X-rays and interaction with crystalline matter
X-rays are electromagnetic radiation with wavelength λ ≈ 0.5–2.5 Å (50–250 pm), comparable to interatomic distances in crystals (C–C bond ≈ 1.54 Å, O–H bond ≈ 0.96 Å). This commensurability between λ and unit-cell parameters makes X-ray diffraction possible.
When an X-ray beam hits a crystal, each atom scatters radiation coherently (Thomson scattering). The scattered waves from different lattice planes interfere constructively when the optical path difference is an integer multiple of λ — this is Bragg's condition.
Bragg's law
William Henry Bragg and William Lawrence Bragg established in 1913 the fundamental relation:
n λ = 2 d sin θ
where: - n is the diffraction order (positive integer, most often n = 1), - λ is the X-ray wavelength (Å), - d is the interplanar spacing (distance between two parallel (hkl) planes, in Å), - θ is the half-angle of diffraction (Bragg angle, in °).
Bragg's law allows measuring d from known λ and observed θ, or determining λ from known d (monochromator). It is valid for wavelengths satisfying λ ≤ 2d (otherwise sin θ > 1, impossible).
For laboratory X-rays (Cu tube, K_α, λ = 1.5406 Å), Bragg's law is directly applicable to the majority of interplanar spacings (1–10 Å) in inorganic and organic solids.
Single crystals vs. powders
Single-crystal X-ray diffraction (SC-XRD):
A single crystal (ideal size: 0.05–0.5 mm) is mounted on a goniometer. The crystal angle varies in 3D during acquisition (ω-scan method). Diffraction spots (hkl reflections) are recorded; their positions and intensities allow solving the complete crystal structure (atomic positions, thermal parameters, bonds). The reference method for structural elucidation of small organic molecules and inorganic compounds.
Powder X-ray diffraction (PXRD):
The sample is a polycrystalline powder. The random orientation of crystallites means all hkl reflections are simultaneously present. The detector records intensity as a function of 2θ (diffractogram): each family of planes gives a peak at its Bragg angle. Applications:
- Phase identification by comparison with databases (ICDD-PDF4+).
- Quantification of mixtures (Rietveld method).
- Crystallite size measurement (Scherrer formula: τ = K·λ / (β·cos θ), where β is the full width at half maximum).

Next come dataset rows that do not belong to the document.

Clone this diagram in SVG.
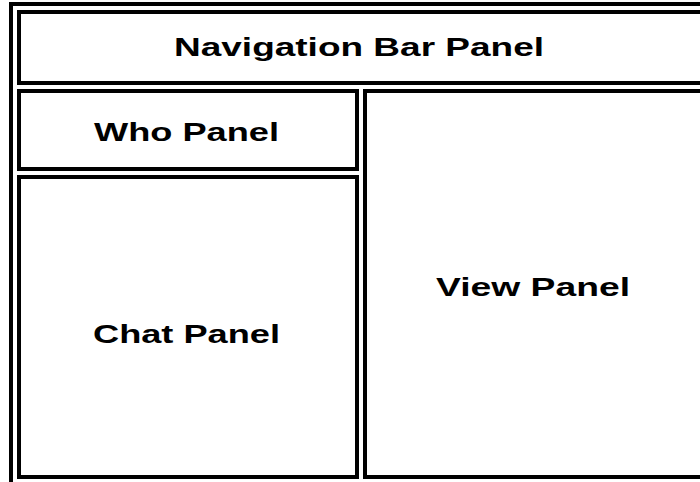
<svg xmlns="http://www.w3.org/2000/svg" width="700" height="482" viewBox="0 0 700 482">
<style>
.b{fill:none;stroke:#000;stroke-width:4}
.t{font-family:"Liberation Sans",Arial,sans-serif;font-weight:bold;font-size:25.5px;fill:#000;text-anchor:middle}
</style>
<rect width="700" height="482" fill="#fff"/>
<g id="outer"><path class="b" d="M11 484 V4 H720"/></g>
<g id="nav"><rect class="b" x="19" y="12" width="700" height="71"/><text class="t" x="359" y="56" textLength="370" lengthAdjust="spacingAndGlyphs">Navigation Bar Panel</text></g>
<g id="who"><rect class="b" x="19" y="91" width="338" height="78"/><text class="t" x="186.5" y="141" textLength="185" lengthAdjust="spacingAndGlyphs">Who Panel</text></g>
<g id="chat"><rect class="b" x="19" y="177" width="338" height="300"/><text class="t" x="186.5" y="343" textLength="187" lengthAdjust="spacingAndGlyphs">Chat Panel</text></g>
<g id="view"><rect class="b" x="365" y="91" width="360" height="386"/><text class="t" x="533" y="296" textLength="194" lengthAdjust="spacingAndGlyphs">View Panel</text></g>
<g id="connectors"></g>
</svg>
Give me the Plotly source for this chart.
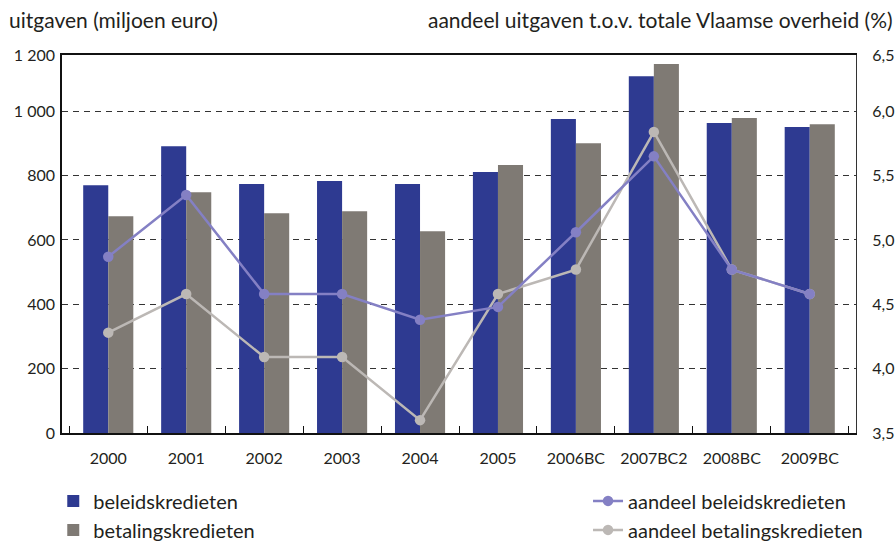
import plotly.graph_objects as go

categories = ["2000", "2001", "2002", "2003", "2004", "2005", "2006BC", "2007BC2", "2008BC", "2009BC"]
beleidskredieten = [770, 891, 774, 783, 774, 811, 976, 1109, 964, 951]
betalingskredieten = [674, 748, 683, 689, 627, 833, 901, 1147, 979, 960]
aandeel_beleid = [4.87, 5.35, 4.58, 4.58, 4.38, 4.48, 5.06, 5.65, 4.77, 4.58]
aandeel_betaling = [4.28, 4.58, 4.09, 4.09, 3.60, 4.58, 4.77, 5.84, 4.77, 4.58]

left_tickvals = [0, 200, 400, 600, 800, 1000, 1175]
left_ticktext = ["0", "200", "400", "600", "800", "1 000", "1 200"]
right_tickvals = [3.5, 4.0, 4.5, 5.0, 5.5, 6.0, 6.4375]
right_ticktext = ["3,5", "4,0", "4,5", "5,0", "5,5", "6,0", "6,5"]

FONT = "Lato"
TXT = "#231f20"
BLUE = "#2e3a91"
GREY = "#7f7a74"
LBLUE = "#8480c4"
LGREY = "#bcb8b5"

fig = go.Figure()
fig.add_trace(go.Bar(x=categories, y=beleidskredieten, name="beleidskredieten",
                     marker=dict(color=BLUE, line=dict(width=0)), legend="legend"))
fig.add_trace(go.Bar(x=categories, y=betalingskredieten, name="betalingskredieten",
                     marker=dict(color=GREY, line=dict(width=0)), legend="legend"))
fig.add_trace(go.Scatter(x=categories, y=aandeel_betaling, name="aandeel betalingskredieten",
                         mode="lines+markers", yaxis="y2",
                         line=dict(color=LGREY, width=2.5),
                         marker=dict(color=LGREY, size=10.5), legend="legend2"))
fig.add_trace(go.Scatter(x=categories, y=aandeel_beleid, name="aandeel beleidskredieten",
                         mode="lines+markers", yaxis="y2",
                         line=dict(color=LBLUE, width=2.5),
                         marker=dict(color=LBLUE, size=10.5), legend="legend2"))

fig.update_layout(
    width=895, height=542,
    margin=dict(l=62, r=39, t=55, b=109, autoexpand=False),
    paper_bgcolor="white", plot_bgcolor="white",
    font=dict(family=FONT, size=16, color=TXT),
    barmode="group", bargap=0.357, bargroupgap=0,
    xaxis=dict(
        type="category",
        showline=True, linecolor="#111", linewidth=1.5, mirror=True,
        ticks="inside", tickson="boundaries", ticklen=7, tickcolor="#111", tickwidth=1,
        tickfont=dict(size=16, family=FONT, color=TXT),
        ticklabelstandoff=10,
        showgrid=False,
    ),
    yaxis=dict(
        range=[0, 1175],
        tickvals=left_tickvals, ticktext=left_ticktext,
        showline=True, linecolor="#111", linewidth=1.5,
        showgrid=True, gridcolor="#333", gridwidth=1.2, griddash="6px,5px",
        zeroline=False, ticks="",
        tickfont=dict(size=16, family=FONT, color=TXT),
        ticklabelstandoff=2,
    ),
    yaxis2=dict(
        range=[3.5, 6.4375], overlaying="y", side="right",
        tickvals=right_tickvals, ticktext=right_ticktext,
        showline=True, linecolor="#333", linewidth=1.2,
        showgrid=False, zeroline=False, ticks="",
        tickfont=dict(size=16, family=FONT, color=TXT),
        ticklabelstandoff=12,
    ),
    legend=dict(
        x=-0.011, y=-0.128, xanchor="left", yanchor="top",
        orientation="v", traceorder="normal",
        font=dict(size=20, family=FONT, color=TXT),
        bgcolor="rgba(0,0,0,0)", itemwidth=30,
    ),
    legend2=dict(
        x=0.6625, y=-0.128, xanchor="left", yanchor="top",
        orientation="v", traceorder="reversed",
        font=dict(size=20, family=FONT, color=TXT),
        bgcolor="rgba(0,0,0,0)", itemwidth=30,
    ),
    annotations=[
        dict(text="uitgaven (miljoen euro)", xref="paper", yref="paper",
             x=-0.069, y=1.0926, xanchor="left", yanchor="middle", showarrow=False,
             font=dict(size=21, family=FONT, color=TXT)),
        dict(text="aandeel uitgaven t.o.v. totale Vlaamse overheid (%)", xref="paper", yref="paper",
             x=1.049, y=1.0926, xanchor="right", yanchor="middle", showarrow=False,
             font=dict(size=21, family=FONT, color=TXT)),
    ],
)

fig.write_html("out.html", config={"displayModeBar": False},
               post_script="document.body.style.margin='0';document.body.style.padding='0';")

| Method | Advantages | Limitations |
|---|---|---|
| SC-XRD | Complete 3D structure, sub-Å accuracy | Requires a quality single crystal |
| PXRD | Ordinary powder, fast identification | Less 3D structural information |
Structural applications: from DNA to perovskites
Discovery of the double helix (1953): X-ray fiber diffraction patterns from DNA obtained by Rosalind Franklin (Photo 51) provided key parameters (helix pitch 34 Å, diameter 20 Å) that Watson and Crick used to build the double-helix model. B-DNA has a 3.4 Å spacing between stacked bases, detectable at θ ≈ 13° for λ = 1.54 Å.
Perovskites ABX₃: The perovskite structure (e.g. BaTiO₃, CaTiO₃, methylammonium lead iodide MAPbI₃) is determined by PXRD. The unit-cell parameter a is measured from Bragg peak positions, and distortions (octahedral TiO₆ tilting) are quantified by Rietveld refinement. Halide perovskites are at the heart of third-generation solar cells with efficiencies > 26%.
Zeolites and MOFs: X-ray diffraction is indispensable for characterizing the cages and channels of porous materials used in catalysis and separation.
Proteins: SC-XRD (or high-resolution cryo-EM) provides atomic coordinates deposited in the Protein Data Bank (PDB, > 200 000 structures). Resolution is expressed in Å: at 2 Å side chains are visible; at 1 Å hydrogen positions become accessible.
Synchrotron and recent developments
Synchrotron sources (ESRF Grenoble, SOLEIL Paris) produce an X-ray photon flux 10¹²× higher than a laboratory tube, with tunable λ. They enable:
- Time-resolved diffraction (monitoring phase transitions in ms).
- Anomalous diffraction (MAD/SAD) to locate heavy metals in proteomics.
- Micro-beam (1 μm) to study tiny single crystals or individual grains.
Transmission electron diffraction (TED) and 3D electron diffraction (3D-ED / MicroED) allow structure solution from crystals of a few hundred nm, inaccessible to classical SC-XRD.
Safety and practical aspects
X-rays are ionizing radiation. Laboratory diffractometers are equipped with full shielding and interlocks (automatic cut-off on opening). Doses received in normal use (closed cabinet) are negligible. Synchrotrons require concrete shielding and dosimetry badges.
To prepare a PXRD sample: grind finely (< 10 μm), load into a sample holder (silicon flat or Lindemann capillary), minimize preferred orientation.